COON RAPIDS, Minn. (WCCO) – There’s no real movement on budget talks with the governor and legislative Republicans, which probably means a special session. That has some of you asking how much legislators are getting paid. Plus, how fast is too fast for a wind turbine? And why do we have two license plates on our cars in Minnesota? We’re replying all to your Good Questions.

• What do Minnesota legislators get paid? — Kay in White Bear Lake

Senators and representatives get $31,140 a year, as serving in the state legislature is considered a part-time job. If you multiply that salary times the entire legislature, it’s a little more than $6.2 million in salary for all members.

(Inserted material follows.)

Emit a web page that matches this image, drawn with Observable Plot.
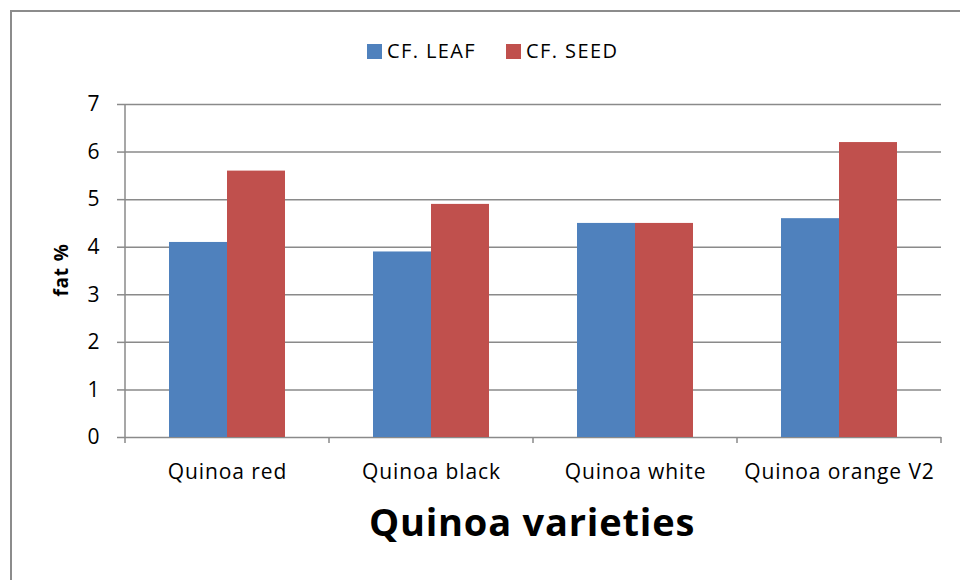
<!DOCTYPE html>
<html><head><meta charset="utf-8">
<script src="https://cdn.jsdelivr.net/npm/d3@7"></script>
<script src="https://cdn.jsdelivr.net/npm/@observablehq/plot@0.6"></script>
<style>
body{margin:0;background:#fff;font-family:"Open Sans",sans-serif;color:#000;}
#wrap{position:relative;width:960px;height:580px;overflow:hidden;background:#fff;}
#border{position:absolute;left:10px;top:10px;width:980px;height:600px;border-left:2px solid #8c8c8c;border-top:2px solid #8c8c8c;}
#chart{position:absolute;left:0;top:0;}
#chart g[aria-label="fx-axis tick label"] text{letter-spacing:0.9px;}
#legend{position:absolute;top:37px;left:367px;font-size:20px;letter-spacing:1.4px;white-space:nowrap;line-height:28px;}
#legend span.sw{display:inline-block;width:15px;height:15px;vertical-align:-1px;margin-right:5px;}
#legend span.item{margin-right:30px;}
#xtitle{position:absolute;left:0;width:1064px;text-align:center;top:496px;font-size:38px;font-weight:bold;letter-spacing:0.8px;line-height:50px;}
#ytitle{position:absolute;left:61px;top:270px;transform:translate(-50%,-50%) rotate(-90deg);font-size:19px;font-weight:bold;letter-spacing:0.8px;white-space:nowrap;}
</style></head>
<body>
<div id="wrap">
  <div id="border"></div>
  <div id="chart"></div>
  <div id="legend"></div>
  <div id="ytitle">fat %</div>
  <div id="xtitle">Quinoa varieties</div>
</div>
<script>
const categories = ["Quinoa red", "Quinoa black", "Quinoa white", "Quinoa orange V2"];
const series = ["CF. LEAF", "CF. SEED"];
const leaf = [4.1, 3.9, 4.5, 4.6];
const seed = [5.6, 4.9, 4.5, 6.2];
const yTicks = [0, 1, 2, 3, 4, 5, 6, 7];
const colors = ["#4F81BD", "#C0504D"];

const data = categories.flatMap((c, i) => [
  {category: c, series: series[0], value: leaf[i]},
  {category: c, series: series[1], value: seed[i]}
]);

const gray = "#8a8a8a";

const chart = Plot.plot({
  width: 960,
  height: 580,
  marginLeft: 123,
  marginRight: 18,
  marginTop: 104,
  marginBottom: 143,
  style: {fontFamily: "'Open Sans', sans-serif", fontSize: "20px", color: "#000", background: "transparent"},
  fx: {domain: categories, padding: 0, label: null, axis: null},
  x: {domain: series, paddingOuter: 0.75, paddingInner: 0, axis: null},
  y: {domain: [0, 7], label: null, axis: null},
  color: {domain: series, range: colors},
  marks: [
    Plot.gridY(yTicks, {stroke: gray, strokeOpacity: 1, strokeWidth: 1.5}),
    Plot.barY(data, {fx: "category", x: "series", y: "value", fill: "series", inset: 0}),
    Plot.axisY(yTicks, {tickSize: 8, stroke: gray, strokeWidth: 1.5, tickPadding: 18, fontSize: 21, label: null}),
    Plot.axisFx({anchor: "bottom", tickSize: 0, tickPadding: 27, fontSize: 21, label: null})
  ]
});
document.getElementById("chart").append(chart);

// y axis line and category boundary ticks, placed with the chart's own scales
(function () {
  const yd = chart.scale("y");
  const fd = chart.scale("fx");
  const y = yd.apply ? (v) => yd.apply(v) : d3.scaleLinear(yd.domain, yd.range);
  const fxBand = d3.scaleBand(fd.domain, fd.range).paddingInner(fd.paddingInner || 0).paddingOuter(fd.paddingOuter || 0);
  const fx = fd.apply ? (v) => fd.apply(v) : fxBand;
  const bw = fd.bandwidth != null ? fd.bandwidth : fxBand.bandwidth();
  const svg = d3.select(chart);
  const g = svg.append("g").attr("stroke", gray).attr("stroke-width", 1.5).attr("fill", "none");
  const left = fx(categories[0]);
  g.append("line").attr("x1", left).attr("x2", left)
    .attr("y1", y(yTicks[yTicks.length - 1])).attr("y2", y(0) + 6);
  for (const c of categories) {
    const xr = fx(c) + bw;
    g.append("line").attr("x1", xr).attr("x2", xr).attr("y1", y(0)).attr("y2", y(0) + 6);
  }
})();

const legend = document.getElementById("legend");
series.forEach((s, i) => {
  const item = document.createElement("span");
  item.className = "item";
  const sw = document.createElement("span");
  sw.className = "sw";
  sw.style.background = colors[i];
  item.append(sw, document.createTextNode(s));
  legend.append(item);
});
</script>
</body></html>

Plus, they can claim a per diem payment for food and housing; some legislators live far from St. Paul. That payment is up to $86 a day in the Senate and $77 in the House.

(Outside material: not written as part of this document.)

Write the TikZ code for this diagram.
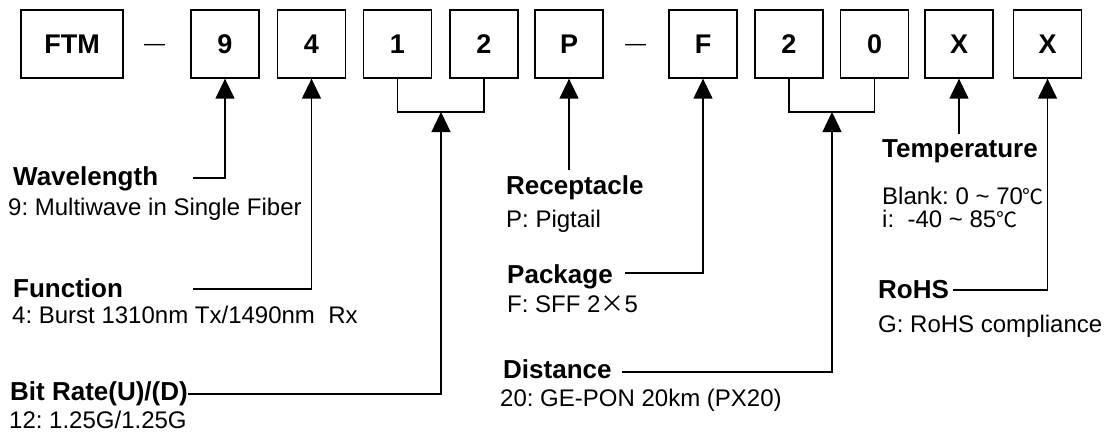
\documentclass[tikz,border=0pt]{standalone}
\usepackage{fontspec}
\setmainfont{Liberation Sans}
\newfontfamily\cjkfont{Noto Sans CJK SC}
\usetikzlibrary{arrows.meta}
\frenchspacing
\newcommand{\degc}{{\cjkfont\fontsize{21}{24}\selectfont ℃}}
\begin{document}
\begin{tikzpicture}[x=1pt,y=-1pt,
 box/.style={draw,line width=1.3pt,minimum width=68pt,minimum height=68pt,inner sep=0pt,font=\fontsize{27}{30}\selectfont\bfseries},
 head/.style={anchor=base west,inner sep=0pt,font=\fontsize{26}{30}\selectfont\bfseries},
 desc/.style={anchor=base west,inner sep=0pt,font=\fontsize{24}{28}\selectfont},
 conn/.style={line width=1.3pt},
 arr/.style={conn,-{Triangle[width=19pt,length=20pt]}},
 sepdash/.style={anchor=base,inner sep=0pt,font=\fontsize{21}{24}\selectfont}]
\path[fill=white] (0,0) rectangle (1109,436);
\useasboundingbox (0,0) rectangle (1109,436);
% code boxes
\node[box,minimum width=102pt] (bftm) at (72,44) {FTM};
\node[sepdash] (d1) at (154.5,51) {—};
\node[box] (b9) at (225,44) {9};
\node[box] (b4) at (311.5,44) {4};
\node[box] (b1) at (397.5,44) {1};
\node[box] (b2) at (484,44) {2};
\node[box] (bP) at (569,44) {P};
\node[sepdash] (d2) at (635.5,51) {—};
\node[box] (bF) at (703,44) {F};
\node[box] (b2b) at (789,44) {2};
\node[box] (b0) at (874.5,44) {0};
\node[box] (bX1) at (959,44) {X};
\node[box] (bX2) at (1047.5,44) {X};
% labels
\node[head] (wl) at (13,185) {Wavelength};
\node[desc] (wld) at (8,215) {9: Multiwave in Single Fiber};
\node[head] (fn) at (13,297) {Function};
\node[desc] (fnd) at (12,323) {4: Burst 1310nm Tx/1490nm\ \ Rx};
\node[head] (br) at (10,400) {Bit Rate(U)/(D)};
\node[desc] (brd) at (9,428) {12: 1.25G/1.25G};
\node[head] (rc) at (506,194) {Receptacle};
\node[desc] (rcd) at (506,227) {P: Pigtail};
\node[head] (pk) at (507,283) {Package};
\node[desc] (pkd) at (507,312) {F: SFF 2{\cjkfont ×}5};
\node[head] (ds) at (503,378) {Distance};
\node[desc] (dsd) at (500,406) {20: GE-PON 20km (PX20)};
\node[head] (tp) at (882,157) {Temperature};
\node[desc] (tpa) at (882,204) {Blank: 0 \textasciitilde{} 70\degc};
\node[desc] (tpb) at (882,227) {i:\ \ -40 \textasciitilde{} 85\degc};
\node[head] (rh) at (878,298) {RoHS};
\node[desc] (rhd) at (878,332) {G: RoHS compliance};
% connectors
\coordinate (c9) at (193,178);
\draw[arr] (c9) -| (b9.south);
\coordinate (c4) at (193,289);
\draw[arr] (c4) -| (b4.south);
\coordinate (j12) at (441,112);
\draw[conn] (b1.south) |- (j12) -| (b2.south);
\coordinate (cbr) at (188,394);
\draw[arr] (cbr) -| (j12);
\coordinate (cP) at (569,170);
\draw[arr] (cP) -- (bP.south);
\coordinate (cF) at (625,273);
\draw[arr] (cF) -| (bF.south);
\coordinate (j20) at (832,112);
\draw[conn] (b2b.south) |- (j20) -| (b0.south);
\coordinate (cds) at (622,372);
\draw[arr] (cds) -| (j20);
\coordinate (cT) at (959,134);
\draw[arr] (cT) -- (bX1.south);
\coordinate (cR) at (953,290);
\draw[arr] (cR) -| (bX2.south);
\end{tikzpicture}
\end{document}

They don’t get paid extra in a special session, but they can request those per diems.

• Why don’t windmills run when it’s windy? –- Tricia in Chaska

“There are days when it’s extremely windy and too much wind will shut down our wind turbine,” said Gary Connett, director of member services for Great River Energy in Maple Grove.

His company has a large wind turbine in front of the building. There’s a wind speed detector on the turbine, and it will automatically shut down if it gets too windy.

“It’s about 30 miles per hour wind speed, and the reason it shuts down is that too much wind could harm some of the generation equipment and that cell on the top of the unit,” said Connett.

There are three brakes inside of the unit that are triggered when it gets too windy.

• Why does Minnesota require a front and a rear license plate? -– Harry from Ramsey

According to the Minnesota Department of Public Safety, law enforcement officials have lobbied hard to have two plates. They’ve looked at the cost savings they could achieve by printing just one, and it’s not huge.

In 2010, the bid for printing plates was $6.9 million a year. To print one plate, it would have cost $6 million. Right now, vehicle-owners pay $6 for a set of plates. That is a little shy of the actual cost for a pair, but the overage is covered by people who buy vanity plates which cost $10 a set.

Going to one plate wouldn’t save the state any money, though it might allow the state to charge consumers a little less for their plates, according to spokesperson Kris Chapin.

Law enforcement said that the dual plate is particularly helpful in gas station drive-off situations, because often the gas station attendant will only see the front plate, and during AMBER Alerts, when members of the public are actively looking for license plates.

Arizona and Florida are among the 19 states that only require one license plate on a car, in the rear.